The request —
Please determine how many lines of the material include the word "this", and respond with nothing but that number.

Stored rows —
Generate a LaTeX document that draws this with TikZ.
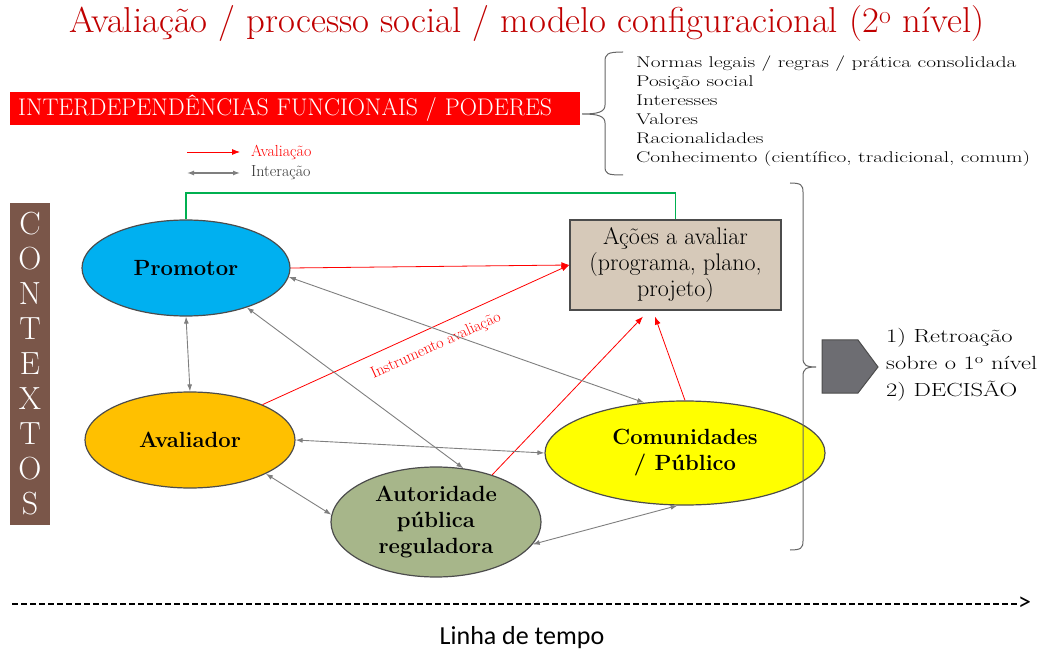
\documentclass[tikz,border=0pt]{standalone}
\usepackage{fontspec}
\usepackage{graphicx}
\newfontfamily\carlito{Carlito}
\usetikzlibrary{arrows.meta,shapes.geometric}
\definecolor{titlered}{HTML}{C00000}
\definecolor{cyanf}{HTML}{00B0F0}
\definecolor{orangef}{HTML}{FFC000}
\definecolor{olivef}{HTML}{A7B68A}
\definecolor{yellowf}{HTML}{FFFF00}
\definecolor{boxf}{HTML}{D6C9B9}
\definecolor{brownf}{HTML}{7A5649}
\definecolor{pentf}{HTML}{6D6D72}
\definecolor{greenl}{HTML}{00B050}
\definecolor{grayl}{HTML}{7F7F7F}
\newcommand\fitto[2]{\resizebox{#1}{\height}{#2}}
\begin{document}
\begin{tikzpicture}[x=1pt,y=-1pt,
  ell/.style={ellipse, draw=black!70, line width=1.2pt, inner sep=0pt, align=center,
    font=\bfseries\fontsize{22}{26}\selectfont},
  interarr/.style={draw=grayl, line width=0.9pt, {Latex[length=7pt,width=5pt]}-{Latex[length=7pt,width=5pt]}},
  evalarr/.style={draw=red, line width=0.8pt, -{Latex[length=8pt,width=6pt]}},
  bracel/.style={draw=black!60, line width=1pt}
]
\useasboundingbox (0,0) rectangle (1047,652);

% title
\node[text=titlered, font=\fontsize{36}{40}\selectfont, inner sep=0] (title) at (527,24)
  {\fitto{915pt}{Avaliação / processo social / modelo configuracional (2\textsuperscript{o} nível)}};

% banner
\node[fill=red, text=white, anchor=west, inner xsep=8pt, inner ysep=0pt, minimum height=33pt,
  text width=554pt, align=left, font=\fontsize{24}{26}\selectfont] (banner) at (10,108.5)
  {\fitto{534pt}{INTERDEPENDÊNCIAS FUNCIONAIS / PODERES}};

% list and brace
\draw[bracel] (623,52) .. controls (607,52) and (605,54) .. (605,62) -- (605,105)
  .. controls (605,112) and (598,114) .. (582,114)
  .. controls (598,114) and (605,116) .. (605,123) -- (605,166)
  .. controls (605,174) and (607,175) .. (623,175);
\node[anchor=west, inner sep=0] (lista) at (636,111)
  {\resizebox{394pt}{\height}{\fontsize{15.5}{19}\selectfont
   \begin{tabular}{@{}l@{}}
   Normas legais / regras / prática consolidada\\
   Posição social\\
   Interesses\\
   Valores\\
   Racionalidades\\
   Conhecimento (científico, tradicional, comum)
   \end{tabular}}};

% legend
\coordinate (la1) at (187,152);
\coordinate (la2) at (240,152);
\coordinate (li1) at (187,173);
\coordinate (li2) at (240,173);
\draw[evalarr] (la1) -- (la2);
\draw[interarr, line width=1.3pt] (li1) -- (li2);
\node[anchor=west, inner sep=0, text=red, font=\fontsize{16}{18}\selectfont] (lega) at (251,152) {Avaliação};
\node[anchor=west, inner sep=0, text=black!80, font=\fontsize{16}{18}\selectfont] (legi) at (251,173) {Interação};

% contextos
\node[fill=brownf, text=white, minimum width=40pt, minimum height=322pt, inner sep=0, align=center,
  font=\fontsize{32}{35}\selectfont] (ctx) at (30,364) {C\\O\\N\\T\\E\\X\\T\\O\\S};

% nodes
\node[ell, fill=cyanf, minimum width=208pt, minimum height=96pt] (prom) at (186,268) {Promotor};
\node[ell, fill=orangef, minimum width=210pt, minimum height=96pt] (aval) at (190,440) {Avaliador};
\node[ell, fill=olivef, minimum width=210pt, minimum height=110pt] (aut) at (436,522) {Autoridade\\pública\\reguladora};
\node[ell, fill=yellowf, minimum width=280pt, minimum height=104pt] (com) at (685,453) {Comunidades\\/ Público};
\node[draw=black!70, line width=1.2pt, fill=boxf, minimum width=211pt, minimum height=90pt, inner sep=0,
  align=center, font=\fontsize{24}{26}\selectfont] (box) at (675.5,265) {Ações a avaliar\\(programa, plano,\\projeto)};

% green connector
\coordinate (g) at (0,193);
\draw[greenl, line width=1.5pt] (prom.north) -- (prom.north |- g) -- (box.north |- g) -- (box.north);

% evaluation arrows
\draw[evalarr] (prom.east) -- (box.west);
\draw[evalarr] (aval.26) -- (box.west);
\node[rotate=24.4, text=red, inner sep=0, font=\fontsize{16}{18}\selectfont] (instr) at (436,346) {Instrumento avaliação};
\draw[evalarr] (aut.40) -- ([xshift=-32.5pt,yshift=-6pt]box.south);
\draw[evalarr] (com.north) -- ([xshift=-20.5pt,yshift=-6pt]box.south);

% interaction arrows
\draw[interarr] (prom.south) -- (aval.north);
\draw[interarr] (prom.-5) -- (com.129);
\draw[interarr] (prom.-33) -- (aut.63);
\draw[interarr] (aval.east) -- (com.west);
\draw[interarr] (aval.-24) -- (aut.176);
\draw[interarr] (aut.-13) -- (com.-98);

% right brace and outcome
\draw[bracel] (790,183) .. controls (801,183) and (803,185) .. (803,192) -- (803,358)
  .. controls (803,365) and (806,367) .. (816,367)
  .. controls (806,367) and (803,369) .. (803,376) -- (803,541)
  .. controls (803,548) and (801,550) .. (790,550);
\filldraw[fill=pentf, draw=black!70, line width=1pt] (822,340) -- (858,340) -- (878,367) -- (858,393) -- (822,393) -- cycle;
\node[anchor=west, inner sep=0] (result) at (886,364)
  {\resizebox{151pt}{\height}{\fontsize{19}{27}\selectfont
   \begin{tabular}{@{}l@{}}
   1) Retroação\\
   sobre o 1\textsuperscript{o} nível\\
   2) DECISÃO
   \end{tabular}}};

% timeline
\coordinate (t0) at (12,604);
\node[anchor=west, inner sep=0, font=\carlito\fontsize{26}{28}\selectfont] (tend) at (1018,604) {>};
\draw[dash pattern=on 6pt off 3pt, line width=2pt] (t0) -- (tend.west);
\node[font=\carlito\fontsize{26}{28}\selectfont] (linha) at (522,638) {Linha de tempo};
\end{tikzpicture}
\end{document}
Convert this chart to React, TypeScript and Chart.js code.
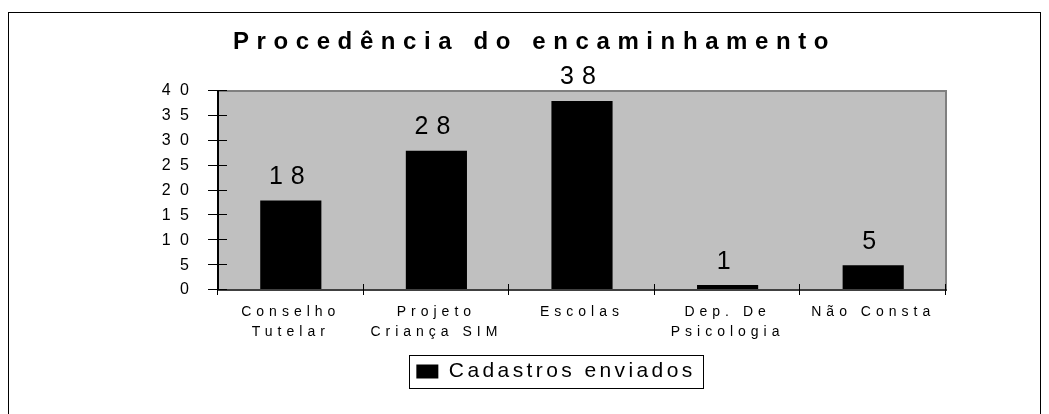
import React, { useEffect, useRef } from "react";
import { Chart, registerables } from "chart.js";

Chart.register(...registerables);

const TITLE = "Procedência do encaminhamento";
const CATEGORIES: (string | string[])[] = [
  ["Conselho", "Tutelar"],
  ["Projeto", "Criança SIM"],
  "Escolas",
  ["Dep. De", "Psicologia"],
  "Não Consta",
];
const SERIES_LABEL = "Cadastros enviados";
const VALUES = [18, 28, 38, 1, 5];
const Y_MIN = 0;
const Y_MAX = 40;
const Y_STEP = 5;

const FONT = "'Liberation Sans', Arial, Helvetica, sans-serif";
// letter spacing (px) by font size, to imitate the stretched look of the original
const SPACING: Record<number, number> = { 24: 7.6, 16: 9.5, 14: 5, 25: 8, 21: 3.4 };

function installSpacing(ctx: CanvasRenderingContext2D) {
  const desc = Object.getOwnPropertyDescriptor(CanvasRenderingContext2D.prototype, "font");
  if (!desc || !desc.set || !desc.get) return;
  Object.defineProperty(ctx, "font", {
    configurable: true,
    get() {
      return desc.get!.call(this);
    },
    set(v: string) {
      desc.set!.call(this, v);
      const m = /(\d+(?:\.\d+)?)px/.exec(v);
      const size = m ? parseFloat(m[1]) : 0;
      try {
        (this as any).letterSpacing = (SPACING[size] ?? 0) + "px";
      } catch (e) {
        /* ignore */
      }
    },
  });
}

const framePlugin = {
  id: "frame",
  afterLayout(chart: any) {
    const t = chart.titleBlock;
    if (t) {
      t.left += 1.5;
      t.right += 1.5;
    }
    const lg = chart.legend;
    if (lg) {
      lg.left += 23;
      lg.right += 23;
    }
  },
  beforeDraw(chart: any) {
    const { ctx, chartArea: a } = chart;
    ctx.save();
    ctx.fillStyle = "#ffffff";
    ctx.fillRect(0, 0, chart.width, chart.height);
    ctx.strokeStyle = "#000000";
    ctx.lineWidth = 1;
    ctx.strokeRect(8.5, 12.5, 1032, 430);
    ctx.fillStyle = "#c0c0c0";
    ctx.fillRect(a.left, a.top, a.right - a.left, a.bottom - a.top);
    ctx.restore();
  },
  afterDatasetsDraw(chart: any) {
    const { ctx, chartArea: a } = chart;
    const xs = chart.scales.x;
    const ys = chart.scales.y;
    ctx.save();
    // frame of plot area
    ctx.fillStyle = "#808080";
    ctx.fillRect(a.left, a.top - 1, a.right - a.left + 1, 2);
    ctx.fillRect(a.right - 1, a.top - 1, 2, a.bottom - a.top + 1);
    ctx.fillStyle = "#000000";
    ctx.fillRect(a.left - 1, a.top - 1, 2, a.bottom - a.top + 2);
    ctx.fillStyle = "#404040";
    ctx.fillRect(a.left - 1, a.bottom - 1, a.right - a.left + 2, 2);
    // tick marks crossing the axes
    ctx.strokeStyle = "#000000";
    ctx.lineWidth = 1;
    ctx.beginPath();
    ys.ticks.forEach((t: any) => {
      const y = Math.round(ys.getPixelForValue(t.value)) - 0.5;
      ctx.moveTo(a.left - 10, y);
      ctx.lineTo(a.left + 9, y);
    });
    for (let i = 0; i <= CATEGORIES.length; i++) {
      const x = Math.round(xs.getPixelForValue(i - 0.5)) - 0.5;
      ctx.moveTo(x, a.bottom - 6);
      ctx.lineTo(x, a.bottom + 5);
    }
    ctx.stroke();
    // value labels
    ctx.fillStyle = "#000000";
    ctx.font = `25px ${FONT}`;
    ctx.textAlign = "center";
    ctx.textBaseline = "alphabetic";
    const meta = chart.getDatasetMeta(0);
    meta.data.forEach((bar: any, i: number) => {
      ctx.fillText(String(VALUES[i]), bar.x, bar.y - 16.5);
    });
    ctx.restore();
  },
  afterDraw(chart: any) {
    const lg = chart.legend;
    if (!lg || !lg.legendHitBoxes || !lg.legendHitBoxes.length) return;
    const hb = lg.legendHitBoxes[0];
    const { ctx } = chart;
    ctx.save();
    ctx.strokeStyle = "#000000";
    ctx.lineWidth = 1;
    ctx.strokeRect(
      Math.round(hb.left - 7) + 0.5,
      Math.round(hb.top - 6) + 0.5,
      Math.round(hb.width + 15),
      Math.round(hb.height + 12)
    );
    ctx.restore();
  },
};

export default function App() {
  const ref = useRef<HTMLCanvasElement | null>(null);

  useEffect(() => {
    const canvas = ref.current;
    if (!canvas) return;
    const ctx = canvas.getContext("2d");
    if (!ctx) return;
    installSpacing(ctx);
    const chart = new Chart(canvas, {
      type: "bar",
      data: {
        labels: CATEGORIES,
        datasets: [
          {
            label: SERIES_LABEL,
            data: VALUES,
            backgroundColor: "#000000",
            borderColor: "#000000",
            borderWidth: 0,
            categoryPercentage: 1,
            barPercentage: 0.42,
          },
        ],
      },
      options: {
        responsive: false,
        animation: false,
        devicePixelRatio: 1,
        layout: { padding: { left: 120, right: 103, top: 0, bottom: 22 } },
        plugins: {
          title: {
            display: true,
            text: TITLE,
            color: "#000000",
            font: { family: FONT, size: 24, weight: "bold" },
            padding: { top: 28, bottom: 34.2 },
          },
          legend: {
            display: true,
            position: "bottom",
            labels: {
              color: "#000000",
              font: { family: FONT, size: 21 },
              boxWidth: 22,
              boxHeight: 14,
              padding: 10,
            },
          },
          tooltip: { enabled: false },
        },
        scales: {
          x: {
            grid: { display: false, drawTicks: false },
            border: { display: false },
            ticks: {
              color: "#000000",
              font: { family: FONT, size: 14, lineHeight: "20px" },
              padding: 12,
              maxRotation: 0,
              autoSkip: false,
            },
            afterFit: (s: any) => {
              s.height = 61;
            },
          },
          y: {
            min: Y_MIN,
            max: Y_MAX,
            ticks: {
              stepSize: Y_STEP,
              color: "#000000",
              font: { family: FONT, size: 16 },
              padding: 19.5,
            },
            grid: { display: false, drawTicks: false },
            border: { display: false },
            afterFit: (s: any) => {
              s.width = 98;
            },
          },
        },
      },
      plugins: [framePlugin],
    } as any);
    return () => chart.destroy();
  }, []);

  return (
    <div style={{ position: "fixed", left: 0, top: 0, width: 1049, height: 414 }}>
      <canvas ref={ref} width={1049} height={414} style={{ display: "block" }} />
    </div>
  );
}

Problem solution —
5